Outgoing United States President Barack Obama has given his final press conference before he hands over his role to President-elect Donald Trump on Saturday (AEDT).
In a lengthy and reflective press call Mr Obama touched on his family life, the Israel-Palestine conflict, the role of journalists in the White House and his handover to Mr Trump.
“I have offered my best advice and counsel about foreign and domestic policy [to Mr Trump],” Mr Obama said. “And my working assumption is that having won an election apposed to a number of my initiatives … it is appropriate for him to go forward with his vision and his values.”
In a possibly veiled dig at Mr Trump, who is openly contemptuous of journalists, Mr Obama said “having you [journalists] in this building has made this place work better”.
Mr Obama said of journalists, “you’re not supposed to be sycophants. You’re supposed to be skeptics. You’re supposed to ask tough questions.”
Mr Trump’s transition team is considering holding briefings outside the White House briefing room, a proposal that is raising concern over whether it could result in limited White House access.

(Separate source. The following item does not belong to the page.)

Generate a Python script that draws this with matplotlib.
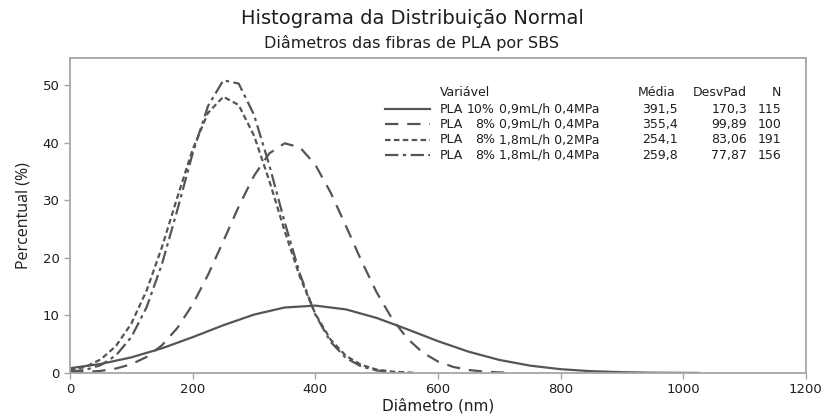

Mr Obama also praised his daughters, saying they do not intend to pursue a future in politics – thanks to the influence of his wife, Michelle.
But he said the girls “could not help but be patriotic” given the environment they have grown up.
During Obama’s eight years in office, the first lady became one of the most sought-after Democratic surrogates. But she detests politics and repeatedly has said she will never run for public office.
Obama says his daughters – 18-year-old Malia and 15-year-old Sasha – were disappointed in the outcome of the presidential election.
He says he and his wife try to teach their daughters resilience.
The president said, “They don’t mope.”
Mr Obama also said he’s worried that the prospects for a two-state solution to the Israeli-Palestinian conflict are waning because of growing Israeli settlement of the West Bank.
Mr Obama told his final news conference as president that his administration did not block a recent UN resolution on Israeli settlement activity because it felt a two-state solution was the only option for peace.
“The goal of the resolution was to simply say that the … growth of the settlements are creating a reality on the ground that increasingly will make a two-state solution impossible,” Obama told the news conference.
“It was important for us to send a signal, a wakeup call that this moment may be passing.”